American author profiler (born 1961)

Art Bowker (born 1961 in Ohio) is an American author and cybercrime specialist in corrections (Including pretrial, probation, and parole). His first book, The Cybercrime Handbook for Community Corrections: Managing Risk in the 21st Century, describes the process of supervising cyber-offenders. Bowker, along with Todd G. Shipley, wrote a book called Investigating Internet Crimes, 1st Edition: An Introduction to Solving Crimes in Cyberspace, which provides step-by-step instructions for investigating Internet crimes.

== Career ==
Bowker has been interviewed by CrimCast and American Hero's Radio, and is a lifetime member of the High Technology Crime Investigation Association (HTCIA), having served as International President of the organization in 2008. He has written cybercrime articles that have appeared in the FBI Law Enforcement Bulletin, Federal Probation, the American Probation and Parole Association's Perspectives, and other publications. He also writes a blog called The Three C's: Computers, Crime, and Corrections.

On January 14, 2013, Bowker was awarded the APPA Sam Houston State University Award.

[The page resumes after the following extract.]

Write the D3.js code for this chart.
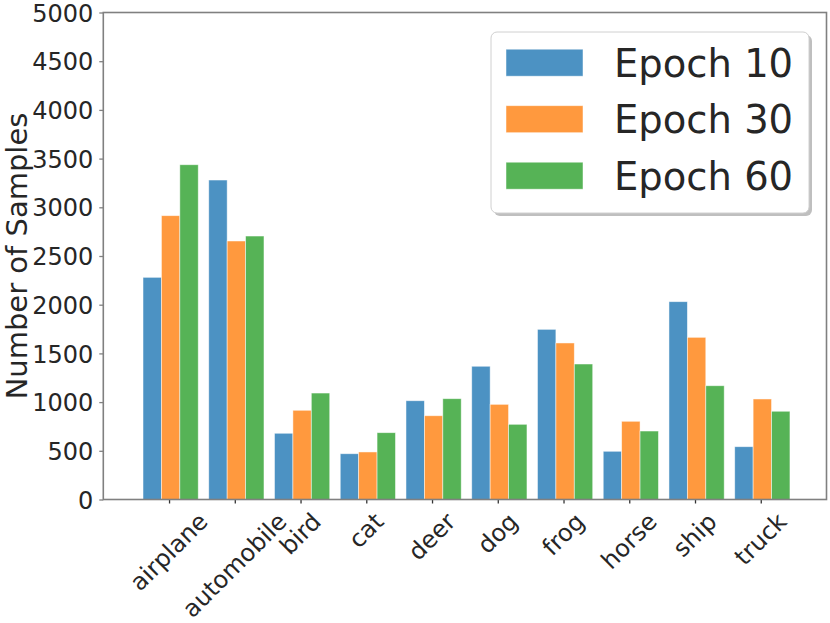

On November 22, 2013, he was awarded the Richard F. Doyle Award by the Federal Probation and Pretrial Officers Association (FPPOA) for his contribution to the Federal Probation & Pretrial Services System. Bowker also received the Thomas E. Gahl, Line Officer of the Year Award (Great Lakes Region Award), which is named in honor of the only U.S. Probation Officer killed in the line of duty.

On August 30, 2016, he was recognized by the High Technology Crime Investigation Association with the HTCIA Lifetime Achievement Award for his participation as its chapter or international officer.